Optimal LPV Control with Hard Constraints

This paper considers the optimal control of polytopic, discrete-time linear parameter varying (LPV) systems with a guaranteed l(2) to l(infinity) gain. Additionally, to guarantee robust stability of the closed-loop system under parameter variations, H-infinity performance criterion is also considered as well. Controllers with a guaranteed l(2) to l(infinity) gain and a guaranteed H-infinity performance (l(2) to l(2) gain) are a special family of mixed H-2 = H-infinity controllers. Normally, H-2 controllers are obtained by considering a quadratic cost function that balances the output performance with the control input needed to achieve that performance. However, to obtain an optimal controller with a guaranteed l(2) to l(infinity) gain (closely related to the physical performance constraint), the cost function used in the H-2 control synthesis minimizes the control input subject to maximal singular-value performance constraints on the output.

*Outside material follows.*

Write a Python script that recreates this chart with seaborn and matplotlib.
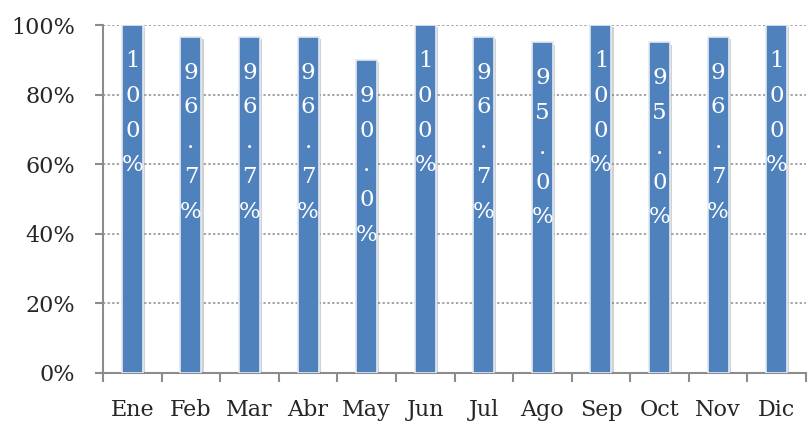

This problem can be efficiently solved by a convex optimization with linear matrix inequality (LMI) constraints. The main contribution of this paper is the characterization of the control synthesis LMIs used to obtain an LPV controller with a guaranteed l(2) to l(infinity) gain and H-infinity performance. A numerical example is presented to demonstrate the effectiveness of the convex optimization.